The naysayers here and elsewhere will be quick to trot out their usual suspect objections: Putin invaded Crimea, he did the same in East Ukraine, he has now targeted all of Europe, and his expansion plans for the Russian empire include the Baltic States. The new 'Stalin' has even set his sights on the Holy Grail: England. What nonsense! Let us examine the real context, shall we.

A revolution by any color pales when juxtaposed to the real truth: the Maidan Protests and subsequent coup d'état was hatched by America; and for America. Washington's sole aim was to install a puppet government whereby the proxy illegal Kiev government would preside over Ukraine with only America's (IMF/CIA/NATO) best interests at heart. How dumb is that!

Did these treasonous collaborators really think that Russia would stand idly by; watch their navy dislodged from the Black Sea Sevastopol port in Crimea? And did the Western scoundrels equally believe that Russia would grovel before this illegal junta to acquire a new lease? Why should America and the world be surprised that Crimea legally voted and quickly to secede and join Russia? Any real sovereign nation would have acted in similar fashion to Russia; full stop.November 8, 2014.

Well, many from America bought the lies; and still do. Senator John McCain (who will now probably chair the U.S. Senate Defense Policy Committee) is a prime example. After he returned from Ukraine while addressing colleagues and the press, warmonger McCain was dismissive of Russia. And his description possibly born of ignorance, 'Russia is a giant gas station' was altogether disrespectful. Uh, yes Senator, Russia is that now. What you are remiss to understand is that Russia is not Moscow. Neither is it St. Petersburg nor Sochi.

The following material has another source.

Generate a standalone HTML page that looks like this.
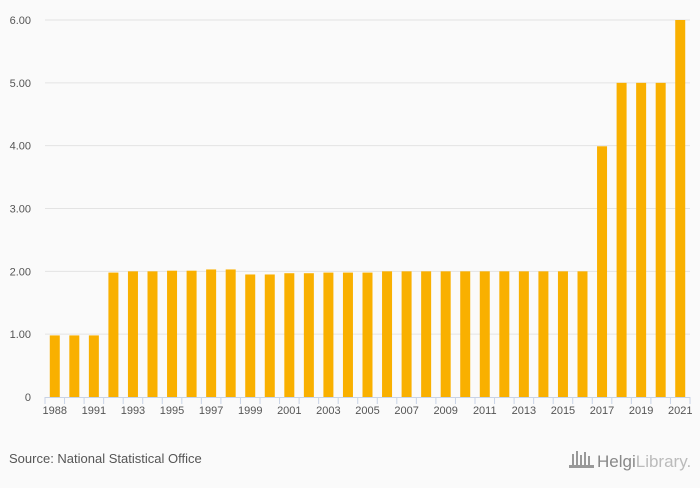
<!DOCTYPE html>
<html><head><meta charset="utf-8"><style>
body{margin:0;background:#fafafa;font-family:"Liberation Sans",sans-serif;}
svg text{font-family:"Liberation Sans",sans-serif;}
</style></head><body>
<svg width="700" height="483">
<rect width="700" height="483" fill="#fafafa"/>
<g id="grid"></g><g id="bars"></g><g id="xaxis"></g>
<text x="9" y="463" font-size="13" fill="#555">Source: National Statistical Office</text>
<g>
<g fill="#999"><rect x="572" y="454" width="2" height="12"/><rect x="576" y="451" width="2" height="15"/><rect x="580" y="455" width="2" height="11"/><rect x="584" y="452" width="2" height="14"/><rect x="588" y="456" width="2" height="10"/><rect x="569" y="465" width="25" height="3"/></g>
<text x="597" y="467" font-size="17" fill="#888">Helgi<tspan fill="#bbb">Library.</tspan></text>
</g>
</svg>
<script>
const years=[1988,1990,1991,1992,1993,1994,1995,1996,1997,1998,1999,2000,2001,2002,2003,2004,2005,2006,2007,2008,2009,2010,2011,2012,2013,2014,2015,2016,2017,2018,2019,2020,2021];
const values=[0.98,0.98,0.98,1.98,2.00,2.00,2.01,2.01,2.03,2.03,1.95,1.95,1.97,1.97,1.98,1.98,1.98,2.00,2.00,2.00,2.00,2.00,2.00,2.00,2.00,2.00,2.00,2.00,3.99,5.00,5.00,5.00,6.00];
const yTicks=[0,1,2,3,4,5,6];
const yTickLabels=["0","1.00","2.00","3.00","4.00","5.00","6.00"];
const xLabelYears=[1988,1991,1993,1995,1997,1999,2001,2003,2005,2007,2009,2011,2013,2015,2017,2019,2021];
const NS="http://www.w3.org/2000/svg";
const x0=45,x1=690,yTop=20,yBot=397,ymax=6;
const bw=(x1-x0)/years.length;
const y=v=>yBot-(v/ymax)*(yBot-yTop);
const xc=i=>x0+bw*(i+0.5);
function mk(tag,attrs,parent){const e=document.createElementNS(NS,tag);for(const k in attrs)e.setAttribute(k,attrs[k]);parent.appendChild(e);return e;}
const grid=document.getElementById('grid'),bars=document.getElementById('bars'),xa=document.getElementById('xaxis');
yTicks.forEach((t,i)=>{
 if(t>0){const l=mk('line',{x1:x0,x2:x1,y1:y(t),y2:y(t),stroke:'#e3e3e3'},grid);
 
 }
 const tx=mk('text',{x:31,y:y(t)+4,'font-size':11,fill:'#555','text-anchor':'end'},grid);
 tx.textContent=yTickLabels[i];
 
 
});
values.forEach((v,i)=>{
 const r=mk('rect',{x:xc(i)-5,y:y(v),width:10,height:yBot-y(v),fill:'#f9b000'},bars);
 
 
});
const ax=mk('line',{x1:x0,x2:x1,y1:yBot+0.5,y2:yBot+0.5,stroke:'#c8d3e6'},xa);


for(let i=0;i<=years.length;i++){
 mk('line',{x1:x0+bw*i,x2:x0+bw*i,y1:yBot,y2:yBot+7,stroke:'#c8d3e6'},xa);
}
years.forEach((yr,i)=>{
 if(xLabelYears.indexOf(yr)<0)return;
 const t=mk('text',{x:xc(i),y:yBot+17,'font-size':11,fill:'#555','text-anchor':'middle'},xa);
 t.textContent=yr;
 
 
});
</script>
</body></html>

Russia is however that vast tract of territory from the Polish border on the west to Vladivostok and Siberia in the east. In fact, Russia contains the world's largest land mass replete with many natural resources.

And with the oil and gas proceeds, President Putin is committed to building the infrastructure for a better tomorrow; for all Russians. And in case McCain also forgot, Putin's Russia, inherited from his predecessor Yeltsin was still antiquated and more so corrupted. The economy, barely free from the Communist era was in the throes of transformation to the Western, 'capitalist' model. Free markets and 'privatization' were all very nascent principles for not only the common people but for the bureaucrats and politicians as well; but not to the oligarchs. Criminals like Khordokovsky stole shares and then cashed in at expense of the people. Spot the difference?

Instead of lecturing Russia and its leaders on how to comport themselves in the real, broader multi-polar world, the decadent West should take some time to read more; learn the lessons of history.

William Shakespeare's play Henry V would be a good start. The scene is Agincourt in northern France during the 15th century.

Yet, God before, tell him we will come on, Though France himself and such another neighbor Stand in our way. There's for thy labor, Montjoy. Go bid thy master well advise himself: If we may pass, we will; if we be hinder'd, We shall your tawny ground with your red blood Discolor: and so Montjoy, fare you well. The sum of all our answer is but this: We would not seek a battle, as we are; Nor, as we are, we say we will not shun it: So tell your master.

Like England's King 'Harry' who rallied his countrymen to help him lay claim to that which was rightfully his (French crown) but denied him by the bogus Salic Laws, President Putin's cause, is equally just. What business is it of the West if he protects Russia's own interests and people from foreign aggressors who have amassed their encircling military forces right at Russia's borders?

The West though still doesn't get it. Now the real question is 'who blinks first'. Hard to believe let alone accept that the world's at this juncture. Forget peace. The blast of war is in the air, everywhere; really, this is all too tragic.